# apply masonry waterproofer to wood stud?



## kwikfishron (Mar 11, 2010)

anuvanoob said:


> Lowe's told me to apply Drylok's masonry waterproofer to the stud and that'll protect it.
> what are some right ways to protect the frame from rotting?


Pressure treated lumber is what you use against concrete. 

I guess the guy at Lowes hasn't worked in that part of the store yet. :laughing:


----------



## anuvanoob (Nov 14, 2011)

kwikfishron said:


> Pressure treated lumber is what you use against concrete.
> 
> I guess the guy at Lowes hasn't worked in that part of the store yet. :laughing:


Well, we discussed that and it was nixed immediately. Pressure treated lumber appears to be a personal no-no for most folks for projects inside the house because of the potentially dangerous stuff its made up of. I don't want it in my house either.


----------



## kwikfishron (Mar 11, 2010)

anuvanoob said:


> Well, we discussed that and it was nixed immediately. Pressure treated lumber appears to be a personal no-no for most folks for projects inside the house because of the potentially dangerous stuff its made up of. I don't want it in my house either.


Well then roll out some sill seal.


----------



## anuvanoob (Nov 14, 2011)

kwikfishron said:


> Well then roll out some sill seal.


Better than Drylok? If so, how do I apply it?


----------



## kwikfishron (Mar 11, 2010)

It's foam, it comes it a roll (Google it).

It will create a break between the concrete and the wood, you could use asphalt roofing to create the break too.

In all my years never heard anyone using Drylock that way. :wink:


----------



## anuvanoob (Nov 14, 2011)

ah, I see.
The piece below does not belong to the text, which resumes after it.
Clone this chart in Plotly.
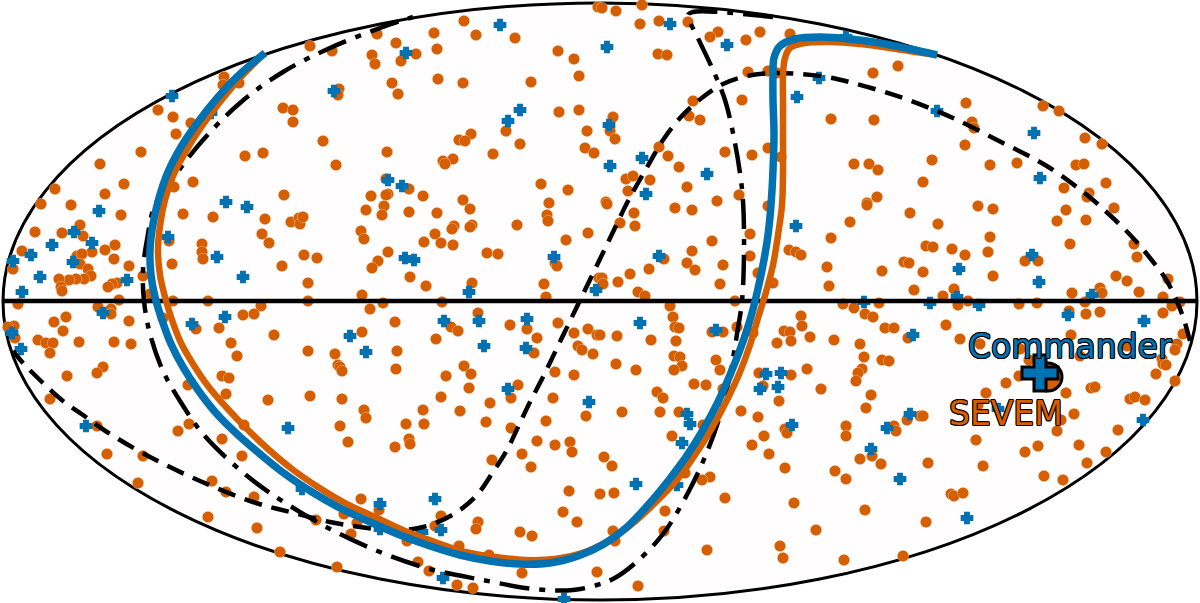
import plotly.graph_objects as go

# SEVEM sources, sky-map plane coordinates
sevem_x = [224,223,239,158,173,191,176,283,293,293,141,263,245,100,124,193,174,55,105,284,
 310,332,377,396,372,375,401,416,434,437,464,476,515,558,574,579,438,463,531,392,398,339,338,559,579,506,587,471,459,465,520,585,594,323,387,493,453,443,445,336,541,568,386,409,388,386,371,423,463,549,598,
 602,616,642,640,659,688,718,710,746,760,790,658,667,748,768,777,873,898,693,742,613,689,700,831,874,610,615,659,668,725,752,768,781,679,854,869,878,626,633,650,628,687,739,606,717,877,867,
 966,1043,1059,972,974,965,1085,1102,932,990,1017,1076,1084,923,1064,1106,1089,1087,
 41,71,121,183,213,265,291,299,300,80,35,62,83,262,269,115,169,202,202,105,92,22,203,77,82,114,80,129,172,282,13,88,91,84,76,69,59,61,62,117,112,108,143,150,119,173,208,18,261,98,111,111,254,243,66,163,54,129,14,8,196,219,63,15,274,38,46,53,79,114,131,231,50,237,103,97,222,229,67,188,226,268,50,
 303,366,384,382,409,437,470,547,548,517,454,452,472,470,361,364,435,588,566,424,441,453,388,487,498,304,317,378,372,555,557,410,308,426,472,544,599,362,546,308,383,442,370,478,395,558,510,527,451,458,362,574,588,597,537,436,578,582,593,308,335,397,534,338,340,342,396,464,471,446,555,574,518,469,310,342,441,511,553,490,
 607,675,692,768,867,634,850,620,635,750,831,712,692,789,796,801,750,664,687,723,649,695,827,882,630,758,602,603,618,720,773,829,638,645,735,670,843,854,879,865,873,801,673,737,802,675,679,712,723,885,894,784,790,600,617,753,651,676,810,791,834,777,860,674,680,864,716,882,889,616,682,636,674,720,807,862,858,759,791,856,694,706,763,821,657,663,871,779,723,
 910,978,993,1066,1114,1057,1086,938,990,1070,1134,926,933,952,988,965,1137,904,909,1025,1038,923,993,1116,1127,1168,914,954,1072,1100,1102,1139,943,1163,968,958,1019,1037,1085,1180,1172,1069,1086,1100,1163,946,1071,1183,908,960,1177,1175,1020,980,1127,1080,1029,1162,1163,1166,1019,1156,1006,1175,1091,1095,1066,986,1130,1135,1145,
 97,189,178,244,222,107,143,242,212,138,226,254,208,257,280,
 364,366,340,423,406,424,460,486,511,546,586,348,409,410,395,537,555,570,572,522,492,531,569,600,563,577,361,379,344,441,478,476,435,316,357,520,532,351,407,459,489,418,429,337,522,597,457,473,
 866,622,660,679,741,758,703,846,846,785,787,764,894,896,672,752,769,604,612,860,872,881,785,835,846,685,710,702,614,725,665,794,865,816,613,664,615,707,780,783,844,638,
 907,920,923,978,1061,1074,1057,1118,976,1079,1038,1025,1106,928,1087,983,1044,1063,951,954,963,926,903]
sevem_y = [77,85,83,110,117,123,134,108,110,122,152,153,156,164,184,182,187,189,194,195,
 46,51,34,43,55,64,61,54,33,49,21,35,38,51,59,76,79,83,82,83,94,89,95,112,110,131,131,134,140,141,144,148,153,141,152,154,159,161,164,165,184,190,179,189,194,195,196,196,200,203,7,
 8,11,5,24,21,22,32,37,40,32,34,54,55,72,71,73,73,66,101,100,117,116,120,119,120,131,139,147,156,152,155,148,157,167,164,164,170,179,176,180,191,187,195,202,201,197,203,
 103,106,111,122,128,145,138,144,160,165,163,165,164,182,188,183,193,197,
 204,205,215,214,217,219,222,218,224,225,232,233,236,234,243,245,241,244,252,250,252,251,259,256,254,259,264,266,264,266,269,269,276,279,279,280,279,287,291,283,284,287,276,294,300,301,301,304,306,307,309,314,314,315,317,318,322,321,326,327,329,328,331,338,335,340,343,343,342,342,344,343,353,356,367,373,376,378,376,385,394,400,399,
 217,210,206,215,212,213,209,215,221,225,226,229,225,227,231,239,234,233,240,242,243,245,252,253,254,255,258,261,268,263,266,277,283,286,283,284,278,295,297,301,303,302,309,313,322,323,325,329,327,331,332,333,329,335,338,339,346,350,354,351,354,351,353,365,367,371,369,366,374,376,372,375,385,388,396,399,397,398,398,403,
 204,208,210,206,205,213,222,223,226,234,238,241,251,250,252,255,256,259,263,265,269,270,267,271,274,273,278,284,282,284,283,286,292,296,301,306,304,308,303,314,317,316,317,327,326,327,328,332,332,328,328,331,332,335,336,333,340,341,337,341,340,343,344,356,357,357,360,360,361,364,366,370,370,370,369,369,373,373,375,381,384,385,386,389,392,398,395,401,389,
 213,206,209,210,208,221,220,224,237,244,244,246,247,249,252,255,257,262,263,261,261,272,276,276,281,279,290,289,293,288,293,292,296,297,301,305,304,303,302,302,306,311,314,312,313,325,335,334,338,339,344,350,349,344,346,356,360,359,364,365,376,374,383,381,388,387,393,393,399,397,400,
 426,424,431,425,439,454,456,456,481,483,492,497,517,528,552,
 410,418,426,410,424,424,411,422,428,421,416,442,439,444,447,441,445,442,452,454,460,467,491,494,512,522,499,510,514,516,522,529,526,520,523,532,536,534,541,546,555,562,571,567,573,572,585,588,
 408,412,412,412,411,417,425,426,436,429,433,436,426,431,436,445,454,457,466,459,456,464,468,471,479,473,477,480,493,498,511,503,510,530,531,531,541,550,546,558,560,586,
 420,416,416,405,420,414,431,430,440,445,446,452,452,463,463,466,476,480,494,496,493,522,556]

# Commander sources
commander_x = [172,211,226,500,406,334,520,508,388,402,670,607,727,846,819,797,609,642,610,707,646,937,1034,1040,
 99,247,74,168,92,52,31,217,13,73,40,127,243,22,103,225,192,12,21,
 405,414,554,469,596,444,479,527,350,366,484,526,508,589,
 659,640,716,864,766,781,778,760,796,
 1032,959,1039,1092,957,930,979,1068,1144,913,
 86,288,302,435,380,441,422,443,564,380,
 687,690,792,887,682,871,636,677,900,910,998,1143,967]
commander_y = [96,113,202,25,53,91,110,121,180,186,24,47,45,37,78,97,125,158,166,174,194,111,133,178,
 211,207,232,237,243,245,255,257,261,262,277,280,277,292,313,317,324,333,349,
 258,260,257,292,290,321,321,319,336,352,346,348,389,402,
 256,323,330,302,374,373,387,389,226,
 255,269,282,295,297,303,305,315,321,335,
 426,428,489,499,504,530,532,578,599,529,
 414,424,425,428,443,449,484,485,479,414,409,420,518]

# Curves
commander_curve_x = [265,240,218,198,181,168,159,153,150,151,155,162,171,183,198,216,237,260,285,312,340,370,400,430,460,490,520,550,578,604,627,648,668,686,703,718,730,741,750,757,763,768,771,773,774,773,773,774,780,795,820,850,880,910,937]
commander_curve_y = [53,74,97,122,147,172,198,224,250,275,297,320,344,367,390,413,434,454,474,492,508,522,535,546,555,561,564,563,556,544,527,505,481,457,430,402,375,347,320,293,265,235,205,170,133,100,75,58,46,39,37,39,43,49,55]
sevem_curve_x = [265,240,220,202,186,173,165,160,158,160,165,172,181,193,208,226,246,268,292,318,345,375,405,435,465,495,525,555,582,608,632,655,677,695,712,727,740,750,758,766,773,778,782,783,783,783,783,785,790,805,830,860,890,915,937]
sevem_curve_y = [53,78,102,126,151,176,200,226,250,275,297,320,343,364,386,407,428,449,469,487,503,517,531,542,552,557,560,559,553,541,524,503,480,455,428,400,372,345,318,292,265,235,205,170,133,100,75,58,48,43,42,44,48,52,55]
dashed_x = [1190,1182,1167,1150,1133,1113,1087,1050,1027,1003,953,903,853,827,800,773,747,723,703,680,663,650,638,627,613,599,585,571,557,543,530,519,507,493,477,457,433,413,387,360,330,290,253,200,150,107,83,63,43,23,13]
dashed_y = [341,314,281,258,238,218,195,168,155,143,118,98,83,77,74,73,76,84,97,118,140,162,183,203,232,261,290,319,348,377,402,425,450,472,495,512,524,529,530,527,522,512,502,481,457,432,415,401,383,363,351]
dashdot_x = [773,743,720,693,688,698,713,725,733,740,743,744,742,737,732,726,718,707,690,663,633,613,597,573,533,483,430,380,330,273,240,203,180,163,150,144,143,147,155,177,203,240,283,330,380,413]
dashdot_y = [17,14,12,12,15,38,70,100,133,173,201,251,301,334,364,393,422,452,489,534,565,579,585,590,589,580,569,552,529,495,470,434,401,371,334,301,270,240,205,173,140,103,72,48,28,17]
equator_x = [3,1197]
equator_y = [301,301]

# Mean locations of the two estimates
mean_commander = (1040,373)
mean_sevem = (1048,377)
labels = ["Commander","SEVEM"]
label_x = [966,947]
label_y = [346,413]

BLUE = "#0072B2"
ORANGE = "#D55E00"
OUTLINE = ",".join(f"{a}px {b}px 0 #000" for a,b in [(1,0),(-1,0),(0,1),(0,-1),(.7,.7),(-.7,.7),(.7,-.7),(-.7,-.7)])

fig = go.Figure()
fig.add_shape(type="circle",x0=3,x1=1197,y0=3,y1=600,line=dict(color="black",width=3),fillcolor="#fffdfd",layer="below")
fig.add_trace(go.Scatter(x=sevem_x,y=sevem_y,mode="markers",marker=dict(color=ORANGE,size=11.5,symbol="circle",line=dict(width=0.5,color="rgba(255,255,255,0.6)"))))
fig.add_trace(go.Scatter(x=commander_x,y=commander_y,mode="markers",marker=dict(color=BLUE,size=8.5,symbol="cross",line=dict(width=2.5,color=BLUE))))
fig.add_trace(go.Scatter(x=equator_x,y=equator_y,mode="lines",line=dict(color="black",width=4.5)))
fig.add_trace(go.Scatter(x=dashed_x,y=dashed_y,mode="lines",line=dict(color="black",width=4.5,shape="spline",dash="18px,10px")))
fig.add_trace(go.Scatter(x=dashdot_x,y=dashdot_y,mode="lines",line=dict(color="black",width=4.5,shape="spline",dash="30px,10px,6px,10px")))
fig.add_trace(go.Scatter(x=sevem_curve_x,y=sevem_curve_y,mode="lines",line=dict(color=ORANGE,width=6.5,shape="spline")))
fig.add_trace(go.Scatter(x=commander_curve_x,y=commander_curve_y,mode="lines",line=dict(color=BLUE,width=7.5,shape="spline")))
fig.add_trace(go.Scatter(x=[mean_sevem[0]],y=[mean_sevem[1]],mode="markers",marker=dict(color=ORANGE,size=28,symbol="circle",line=dict(width=3,color="black"))))
fig.add_trace(go.Scatter(x=[mean_commander[0]],y=[mean_commander[1]],mode="markers",marker=dict(color=BLUE,size=30,symbol="cross",line=dict(width=3,color="black"))))
for t,x,y,c in zip(labels,label_x,label_y,[BLUE,ORANGE]):
    fig.add_annotation(x=x,y=y,text=t,showarrow=False,xanchor="left",yanchor="middle",
        font=dict(family="DejaVu Sans",size=33,color=c,shadow=OUTLINE))
fig.update_layout(width=1200,height=603,margin=dict(l=0,r=0,t=0,b=0),showlegend=False,
    paper_bgcolor="white",plot_bgcolor="white",
    xaxis=dict(range=[0,1200],visible=False,fixedrange=True),
    yaxis=dict(range=[603,0],visible=False,fixedrange=True))
fig.write_html("out.html",config=dict(displayModeBar=False),post_script="document.body.style.margin='0';document.documentElement.style.overflow='hidden';")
That looks a hell of a quicker than coat -> wait 3 hours -> coat again -> wait 3 hours. Thanks!

One last question: I'm using reclaimed wood flooring as the wall and the bottom row will touching the concrete basement floor... how do I protect that bottom row from rotting too?


----------



## concretemasonry (Oct 10, 2006)

Drylock was never intended to be used to protect wood from moisture. The sweet talking, helpful guy at the big box did not know what he was doing. Drylock is just a heavy paint really and is meant for concrete waterproofing and not to resist vapor transmission.

The sill seal is a good suggestion and I have even seen a strip of felt, a strip heavy poly and another strip of felt, which works well also. A layer of poly does not work because it is not tough enough to resist adrasion and perforations.

Dick


----------



## kwikfishron (Mar 11, 2010)

anuvanoob said:


> One last question: I'm using reclaimed wood flooring as the wall and the bottom row will touching the concrete basement floor... how do I protect that bottom row from rotting too?
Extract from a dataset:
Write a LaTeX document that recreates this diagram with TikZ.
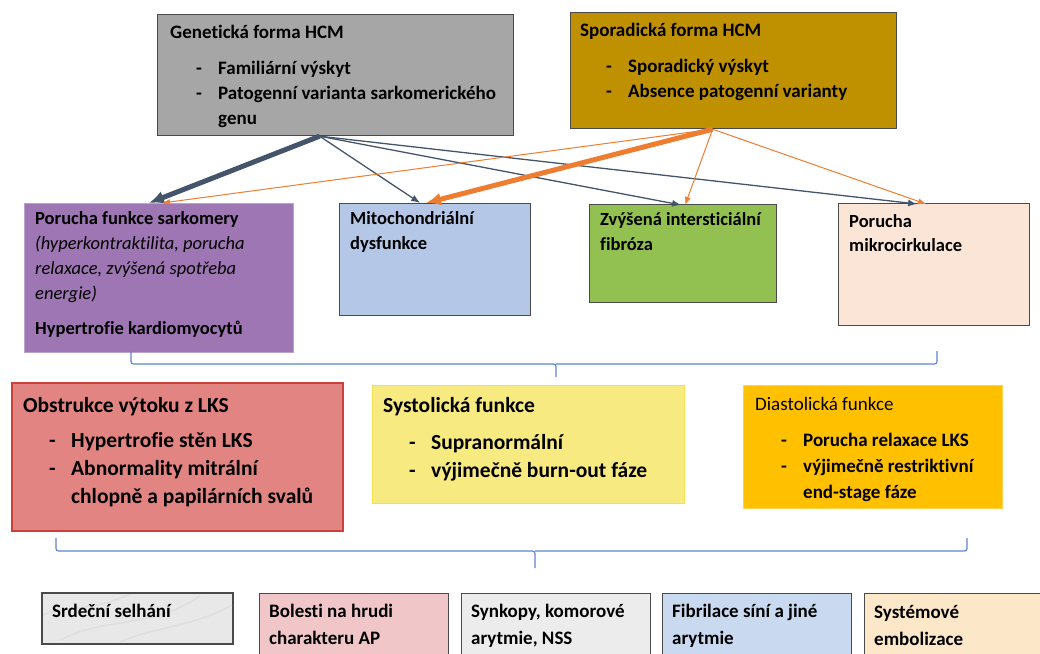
\documentclass[tikz,border=0pt]{standalone}
\usepackage{fontspec}
\setmainfont[Ligatures={NoCommon}]{Carlito}
\usepackage{xcolor}
\usetikzlibrary{positioning,arrows.meta,calc}

\definecolor{genfill}{HTML}{A6A6A6}
\definecolor{sporfill}{HTML}{BF9000}
\definecolor{purfill}{HTML}{9E76B4}
\definecolor{purline}{HTML}{B9A2CD}
\definecolor{mitofill}{HTML}{B4C7E7}
\definecolor{fibfill}{HTML}{92C151}
\definecolor{mikrofill}{HTML}{FBE5D6}
\definecolor{obsfill}{HTML}{E28482}
\definecolor{obsline}{HTML}{C9413A}
\definecolor{sysfill}{HTML}{F7EA80}
\definecolor{sysline}{HTML}{F5E050}
\definecolor{diafill}{HTML}{FFC000}
\definecolor{dialine}{HTML}{FFD24D}
\definecolor{edge}{HTML}{4A4A4A}
\definecolor{arrgray}{HTML}{44546A}
\definecolor{arrorange}{HTML}{ED7D31}
\definecolor{braceblue}{HTML}{5B84D0}
\definecolor{marble}{HTML}{E8E8E8}
\definecolor{rosy}{HTML}{F0C6C9}
\definecolor{granite}{HTML}{ECECEC}
\definecolor{skyish}{HTML}{C9D9F0}
\definecolor{cream}{HTML}{FCE8C8}

\newcommand{\li}{\makebox[48pt][l]{\hspace*{26pt}-}}
\newcommand{\lc}{\hspace*{48pt}}

\begin{document}
\begin{tikzpicture}[
  x=1pt, y=-1pt,
  every node/.style={align=left},
  box/.style={draw=edge, anchor=north west, inner sep=0pt, line width=1.2pt},
  txt/.style={anchor=north west, inner sep=0pt, font=\fontsize{19}{25}\selectfont\bfseries},
  midtxt/.style={txt, font=\fontsize{18.5}{25}\selectfont\bfseries},
  bigtxt/.style={txt, font=\fontsize{21.5}{28}\selectfont\bfseries},
  lowtxt/.style={txt, font=\fontsize{19}{27}\selectfont\bfseries},
  gthin/.style={-{Latex[length=9pt,width=7pt]}, arrgray, line width=1.3pt},
  gthick/.style={-{Latex[length=15pt,width=13pt]}, arrgray, line width=5pt},
  othin/.style={-{Latex[length=8pt,width=6pt]}, arrorange, line width=1pt},
  othick/.style={-{Latex[length=15pt,width=13pt]}, arrorange, line width=5pt},
  brace/.style={braceblue, line width=1.2pt, rounded corners=2.5pt},
  vein/.style={white!70!gray, line width=1.5pt, opacity=0.6}
]
\clip (0,0) rectangle (1040,653);

\node[box, fill=genfill, minimum width=356pt, minimum height=121pt] (gen) at (157,14) {};
\node[txt] (gentx) at (170,24.5) {Genetická forma HCM\\[11pt]\li Familiární výskyt\\\li Patogenní varianta sarkomerického\\\lc genu};
\node[box, fill=sporfill, minimum width=326pt, minimum height=116pt] (spor) at (570,12) {};
\node[txt, font=\fontsize{19}{24.5}\selectfont\bfseries] (sportx) at (580,22.5) {Sporadická forma HCM\\[12pt]\li Sporadický výskyt\\\li Absence patogenní varianty};

\node[box, draw=purline, line width=1pt, fill=purfill, minimum width=269pt, minimum height=149pt] (pur) at (24,203) {};
\node[midtxt] (purtx) at (35,211.5) {Porucha funkce sarkomery\\\mdseries\itshape(hyperkontraktilita, porucha\\\mdseries\itshape relaxace, zvýšená spotřeba\\\mdseries\itshape energie)\\[10pt]Hypertrofie kardiomyocytů};
\node[box, fill=mitofill, minimum width=191pt, minimum height=112pt] (mito) at (339,203) {};
\node[midtxt] (mitotx) at (350,211.5) {Mitochondriální\\dysfunkce};
\node[box, fill=fibfill, minimum width=187pt, minimum height=98pt] (fib) at (589,204) {};
\node[midtxt] (fibtx) at (600,212.5) {Zvýšená intersticiální\\fibróza};
\node[box, fill=mikrofill, minimum width=191pt, minimum height=122pt] (mikro) at (838,203) {};
\node[midtxt, font=\fontsize{18.5}{24}\selectfont\bfseries] (mikrotx) at (849,214) {Porucha\\mikrocirkulace};

\draw[gthick] ($(gen.south)+(-16,0)$) -- ($(pur.north)+(-10,0)$);
\draw[gthin] ($(gen.south)+(-16,0)$) -- ($(mito.north)+(-15,0)$);
\draw[gthin] ($(gen.south)+(-16,0)$) -- ($(fib.north)+(-2,1)$);
\draw[gthin] ($(gen.south)+(-16,0)$) -- ($(mikro.north)+(-17,1)$);
\draw[othin] ($(spor.south)+(-21,0)$) -- ($(pur.north)+(3,0)$);
\draw[othick] ($(spor.south)+(-21,0)$) -- ($(mito.north)+(-9,0)$);
\draw[othin] ($(spor.south)+(-21,0)$) -- ($(fib.north)+(2,1)$);
\draw[othin] ($(spor.south)+(-21,0)$) -- ($(mikro.north)+(-8,1)$);

\draw[brace] (131,351) |- (556,364) -- (556,377);
\draw[brace] (556,364) -| (937,351);

\node[box, draw=obsline, line width=2pt, fill=obsfill, minimum width=331pt, minimum height=148pt] (obs) at (11,382) {};
\node[bigtxt] (obstx) at (23,397.5) {Obstrukce výtoku z LKS\\[7pt]\li Hypertrofie stěn LKS\\\li Abnormality mitrální\\\lc chlopně a papilárních svalů};
\node[box, draw=sysline, line width=1.2pt, fill=sysfill, minimum width=312pt, minimum height=118pt] (sys) at (372,385) {};
\node[bigtxt] (systx) at (383,397.5) {Systolická funkce\\[9pt]\li Supranormální\\\li výjimečně burn-out fáze};
\node[box, draw=dialine, line width=1.2pt, fill=diafill, minimum width=259pt, minimum height=123pt] (dia) at (743,385) {};
\node[txt, font=\fontsize{19}{26}\selectfont\bfseries] (diatx) at (755,397.5) {\mdseries Diastolická funkce\\[10pt]\li Porucha relaxace LKS\\\li výjimečně restriktivní\\\lc end-stage fáze};

\draw[brace] (56,538) |- (535,551) -- (535,568);
\draw[brace] (535,551) -| (967,538);

\node[box, fill=marble, minimum width=190pt, minimum height=50pt] (srd) at (42,593) {};
\begin{scope}
  \clip (srd.north west) rectangle (srd.south east);
  \draw[vein] (60,640) .. controls (110,615) and (150,630) .. (200,596);
  \draw[vein] (120,642) .. controls (160,625) and (190,628) .. (232,605);
  \draw[vein] (42,615) .. controls (70,605) and (90,612) .. (130,594);
\end{scope}
\draw[edge, line width=1.2pt] (srd.north west) rectangle (srd.south east);
\node[lowtxt] (srdtx) at (52,603.5) {Srdeční selhání};
\node[box, fill=rosy, minimum width=189pt, minimum height=80pt] (bol) at (259,593) {};
\node[lowtxt] (boltx) at (269,603.5) {Bolesti na hrudi\\charakteru AP};
\node[box, fill=granite, minimum width=189pt, minimum height=80pt] (syn) at (461,593) {};
\node[lowtxt] (syntx) at (471,603.5) {Synkopy, komorové\\arytmie, NSS};
\node[box, fill=skyish, minimum width=189pt, minimum height=80pt] (fibr) at (662,593) {};
\node[lowtxt] (fibrtx) at (672,603.5) {Fibrilace síní a jiné\\arytmie};
\node[box, fill=cream, minimum width=200pt, minimum height=80pt] (emb) at (864,593) {};
\node[lowtxt] (embtx) at (874,605) {Systémové\\embolizace};
\end{tikzpicture}
\end{document}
I'd start a new thread in the flooring forum of this site with that question. :thumbsup:


----------



## anuvanoob (Nov 14, 2011)

What about staining the bottom plate stud like you would for your deck? Will that protect against rotting?


----------



## ratherbefishing (Jan 13, 2011)

"....that area of the basement sometimes gets wet during heavy rain....reclaimed wood flooring as the wall and the bottom row will touching the concrete basement floor... "
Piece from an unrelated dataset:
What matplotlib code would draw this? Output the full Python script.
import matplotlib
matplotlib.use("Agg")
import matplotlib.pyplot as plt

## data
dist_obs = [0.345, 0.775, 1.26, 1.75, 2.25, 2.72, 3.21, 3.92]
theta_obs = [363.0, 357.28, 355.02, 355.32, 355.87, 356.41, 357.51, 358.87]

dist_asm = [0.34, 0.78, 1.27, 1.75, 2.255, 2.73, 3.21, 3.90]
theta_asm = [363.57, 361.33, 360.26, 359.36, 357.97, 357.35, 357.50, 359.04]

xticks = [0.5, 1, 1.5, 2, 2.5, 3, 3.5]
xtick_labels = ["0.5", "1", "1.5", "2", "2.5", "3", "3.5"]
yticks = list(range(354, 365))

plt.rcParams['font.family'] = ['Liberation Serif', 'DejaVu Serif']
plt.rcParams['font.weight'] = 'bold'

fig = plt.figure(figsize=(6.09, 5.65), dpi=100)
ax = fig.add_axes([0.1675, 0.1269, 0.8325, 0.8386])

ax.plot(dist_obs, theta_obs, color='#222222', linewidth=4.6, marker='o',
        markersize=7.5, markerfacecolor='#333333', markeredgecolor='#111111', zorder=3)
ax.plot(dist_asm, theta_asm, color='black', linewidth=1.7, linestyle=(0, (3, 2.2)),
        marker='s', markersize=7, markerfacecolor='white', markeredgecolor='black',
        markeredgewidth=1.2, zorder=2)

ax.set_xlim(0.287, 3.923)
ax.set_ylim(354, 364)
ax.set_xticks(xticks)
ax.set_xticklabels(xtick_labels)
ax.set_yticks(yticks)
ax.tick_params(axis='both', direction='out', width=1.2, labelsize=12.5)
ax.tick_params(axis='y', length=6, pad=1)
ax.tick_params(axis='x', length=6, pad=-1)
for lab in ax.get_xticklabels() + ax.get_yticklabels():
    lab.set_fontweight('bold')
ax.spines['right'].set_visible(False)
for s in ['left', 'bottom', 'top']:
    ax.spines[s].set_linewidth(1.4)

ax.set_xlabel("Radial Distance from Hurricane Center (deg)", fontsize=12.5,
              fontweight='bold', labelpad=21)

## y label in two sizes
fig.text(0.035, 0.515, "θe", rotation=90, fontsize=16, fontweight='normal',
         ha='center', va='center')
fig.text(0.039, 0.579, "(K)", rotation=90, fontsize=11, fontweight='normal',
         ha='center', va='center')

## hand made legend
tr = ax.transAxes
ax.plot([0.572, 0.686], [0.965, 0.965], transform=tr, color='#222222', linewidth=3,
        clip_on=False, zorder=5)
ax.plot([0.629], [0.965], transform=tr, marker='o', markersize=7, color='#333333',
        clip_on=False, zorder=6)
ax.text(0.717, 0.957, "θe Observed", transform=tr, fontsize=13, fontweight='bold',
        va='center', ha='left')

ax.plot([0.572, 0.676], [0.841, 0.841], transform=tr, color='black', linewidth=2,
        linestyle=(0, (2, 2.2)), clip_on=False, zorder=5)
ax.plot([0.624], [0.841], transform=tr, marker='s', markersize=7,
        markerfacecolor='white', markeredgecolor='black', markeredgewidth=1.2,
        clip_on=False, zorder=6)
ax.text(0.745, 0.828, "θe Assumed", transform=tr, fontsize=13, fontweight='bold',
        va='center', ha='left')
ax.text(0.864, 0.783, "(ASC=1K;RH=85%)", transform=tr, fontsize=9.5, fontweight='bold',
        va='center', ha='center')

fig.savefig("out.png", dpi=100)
How wet? Are we talking kinda damp? Or standing water? If it just gets damp, I'd use PT for the bottom plate, with sill seal between it and the floor. If there's an inch or so of standing water, then you may need to rethink the project. In either case, I don't think running the reclaimed wood all the way to the floor is a great idea. If the floor just gets damp, maybe a 3/4" or so gap. If you get standing water, some type of water-resistant baseboard, (fiberglass, plastic?) might be a good idea. But even a PT bottom plate may not keep the bottom ends of the studs from rotting.

I can understand not wanting a lot of PT lumber inside living quarters. But I think one piece for the bottom plate is the better idea.


----------



## anuvanoob (Nov 14, 2011)

Yes, it just gets damp, there's no standing water. If there's another design or layout for the bottom row of the paneling I'm open to it. I figured the bottom row should touch the concrete floor to hide the bottom plate of the framing and it's sill seal.


----------